Two epitaphs by poet laureate Klopstock

Carl Philipp Emanuel Bach – People and Places

Friedrich Gottlieb Klopstock (1724-1803), copper engraving by Johann Heinrich Klinger (1789), made  after a painting by Jens Juel (1780). (Source: Wolfenbüttel, Herzog August Bibliothek, Inventar-Nr. A 11130)

Among C. P. E. Bach’s new friends in Hamburg was the poet Friedrich Gottlieb Klopstock (1724–1803), who had been living in the city already since 1770. The acquaintanceship between Bach and Klopstock was probably initiated by the singer Johanna Elisabeth von Winthem (1747–1792). Her house, which she inhabited together with Klopstock (she was to become Klopstock’s second wife later in 1791) was a popular meeting point for musicians in Hamburg, as was Bach’s. 

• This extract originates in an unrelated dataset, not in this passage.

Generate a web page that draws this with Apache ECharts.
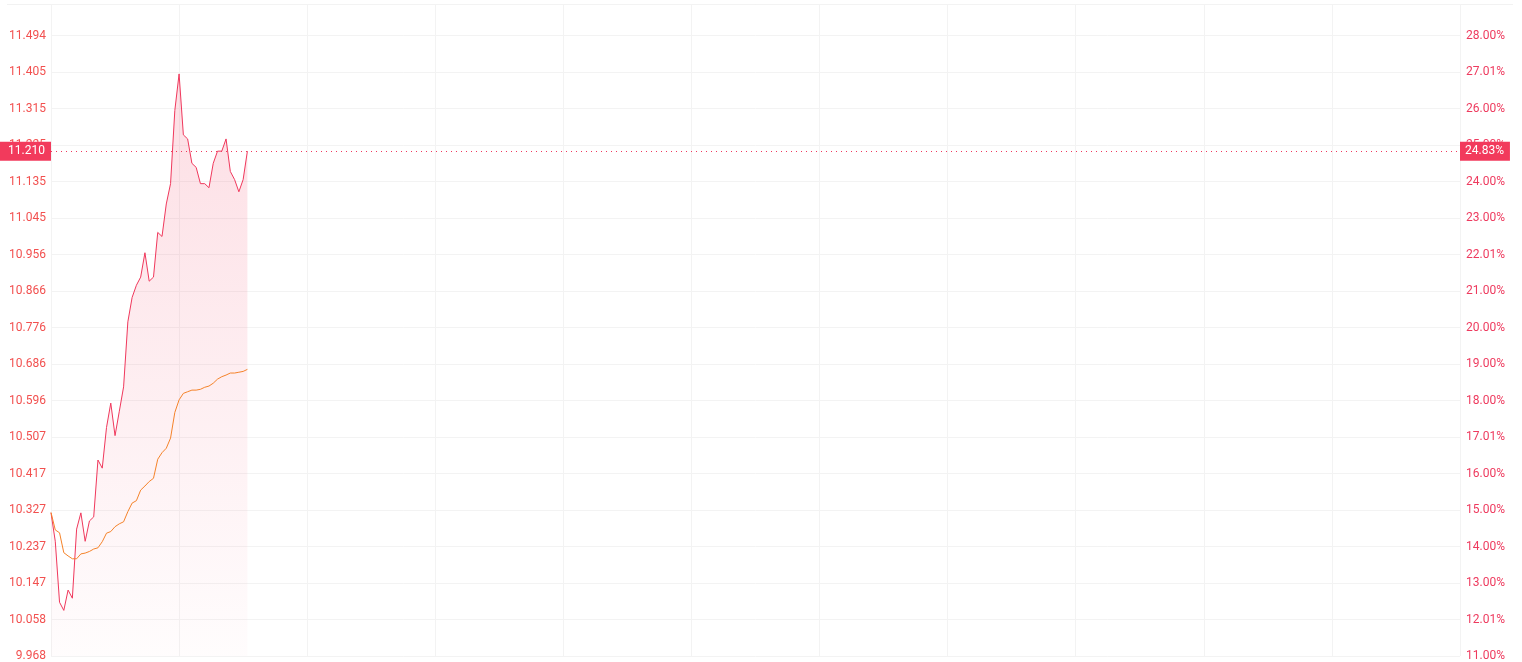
<!DOCTYPE html>
<html>
<head>
<meta charset="utf-8">
<script src="https://cdn.jsdelivr.net/npm/echarts@6/dist/echarts.min.js"></script>
<style>
html,body{margin:0;padding:0;background:#fff;}
#chart{width:1522px;height:662px;}
</style>
</head>
<body>
<div id="chart"></div>
<script>
// ---- data ----
var priceValues = [10.32, 10.25, 10.10, 10.08, 10.13, 10.11, 10.28, 10.32, 10.25, 10.30,
  10.31, 10.45, 10.43, 10.53, 10.59, 10.51, 10.57, 10.63, 10.79, 10.85,
  10.88, 10.90, 10.96, 10.89, 10.90, 11.01, 11.00, 11.08, 11.13, 11.31,
  11.40, 11.25, 11.24, 11.18, 11.17, 11.13, 11.13, 11.12, 11.18, 11.21,
  11.21, 11.24, 11.16, 11.14, 11.11, 11.14, 11.21];
var avgValues = [10.321, 10.278, 10.271, 10.222, 10.214, 10.207, 10.207, 10.219, 10.221, 10.225,
  10.231, 10.234, 10.249, 10.270, 10.274, 10.286, 10.293, 10.298, 10.323, 10.344,
  10.350, 10.376, 10.386, 10.397, 10.405, 10.452, 10.468, 10.479, 10.504, 10.567,
  10.598, 10.614, 10.618, 10.622, 10.622, 10.624, 10.629, 10.632, 10.639, 10.649,
  10.655, 10.659, 10.664, 10.664, 10.666, 10.668, 10.673];
var leftTickLabels = ['9.968','10.058','10.147','10.237','10.327','10.417','10.507','10.596','10.686',
  '10.776','10.866','10.956','11.045','11.135','11.225','11.315','11.405','11.494'];
var rightTickLabels = ['11.00%','12.01%','13.00%','14.00%','15.00%','16.00%','17.01%','18.00%','19.00%',
  '20.00%','21.00%','22.01%','23.00%','24.00%','25.00%','26.00%','27.01%','28.00%'];
var lastPrice = 11.21;
var lastPriceLabel = '11.210';
var lastPctLabel = '24.83%';

// time categories 09:30 .. 15:00, one per minute
var timeCategories = [];
for (var m = 9 * 60 + 30; m <= 15 * 60; m++) {
  var h = Math.floor(m / 60), mm = m % 60;
  timeCategories.push((h < 10 ? '0' : '') + h + ':' + (mm < 10 ? '0' : '') + mm);
}

var yMin = 9.9678, yStep = 0.0898, yMax = 11.572;
function tickIndex(v) { return Math.round((v - yMin) / yStep); }

var chart = echarts.init(document.getElementById('chart'));
var font = 'Roboto, "Noto Sans", sans-serif';
chart.setOption({
  animation: false,
  backgroundColor: '#ffffff',
  grid: { left: 51, right: 62, top: 4, bottom: 6, containLabel: false },
  graphic: [{
    type: 'line', silent: true,
    shape: { x1: 7, y1: 4.5, x2: 1513, y2: 4.5 },
    style: { stroke: '#f2f2f2', lineWidth: 1 }
  }],
  xAxis: {
    type: 'category',
    data: timeCategories,
    boundaryGap: false,
    axisLine: { show: false },
    axisTick: { show: false },
    axisLabel: { show: false },
    splitLine: {
      show: true,
      interval: function (idx) { return idx % 30 === 0; },
      lineStyle: { color: '#f3f3f3', width: 1 }
    }
  },
  yAxis: [{
    type: 'value',
    position: 'left',
    min: yMin, max: yMax, interval: yStep,
    axisLine: { show: false },
    axisTick: { show: false },
    splitLine: { show: true, lineStyle: { color: '#f3f3f3', width: 1 } },
    axisLabel: {
      margin: 5,
      padding: [3, 0, 0, 0],
      color: '#f2504f',
      fontSize: 12,
      fontFamily: font,
      showMaxLabel: false,
      formatter: function (v) { return leftTickLabels[tickIndex(v)] || ''; }
    }
  }, {
    type: 'value',
    position: 'right',
    min: yMin, max: yMax, interval: yStep,
    axisLine: { show: false },
    axisTick: { show: false },
    splitLine: { show: false },
    axisLabel: {
      margin: 6,
      padding: [3, 0, 0, 0],
      color: '#ee3a5e',
      fontSize: 12,
      fontFamily: font,
      showMaxLabel: false,
      formatter: function (v) { return rightTickLabels[tickIndex(v)] || ''; }
    }
  }],
  series: [{
    name: '价格',
    type: 'line',
    data: priceValues,
    showSymbol: false,
    symbol: 'none',
    lineStyle: { color: '#f0385c', width: 1 },
    itemStyle: { color: '#f0385c' },
    areaStyle: {
      origin: 'start',
      color: new echarts.graphic.LinearGradient(0, 0, 0, 1, [
        { offset: 0, color: 'rgba(242,56,92,0.24)' },
        { offset: 1, color: 'rgba(242,56,92,0.02)' }
      ])
    },
    z: 3,
    markLine: {
      silent: true,
      symbol: 'none',
      animation: false,
      lineStyle: { color: '#f0385c', type: [1, 4], width: 1 },
      label: {
        color: '#ffffff',
        backgroundColor: '#f23a5c',
        fontSize: 12,
        fontFamily: font,
        lineHeight: 14,
        padding: [3, 6, 2, 5],
        distance: 0
      },
      data: [
        { yAxis: lastPrice, label: { position: 'start', formatter: lastPriceLabel, padding: [3, 6, 2, 9] } },
        { yAxis: lastPrice, label: { position: 'end', formatter: lastPctLabel } }
      ]
    }
  }, {
    name: '均价',
    type: 'line',
    data: avgValues,
    showSymbol: false,
    symbol: 'none',
    lineStyle: { color: '#f5832a', width: 1 },
    itemStyle: { color: '#f5832a' },
    z: 4
  }]
});
</script>
</body>
</html>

Klopstock, who (even more in his powerfully eloquent ode than in his then most famous epic “The Messiah”) added completely new forms of expression to the German language spearheading the literary movement of Storm and Stress as well as the ode lyrics found in Hölderlin’s writing one Generation later, was Bach’s  genuine brother in mind. In 1783 Bach composed Klopstock’s Morning Song on the Day of Creation (Wq 239) as a cantata for two sopranos, choir and orchestra.

After his death Bach, who was later praised as a “Klopstock who used notes instead of words” was dedicated two epitaphs by Klopstock for planned memorials in Hamburg and Weimar. None of them have been built yet.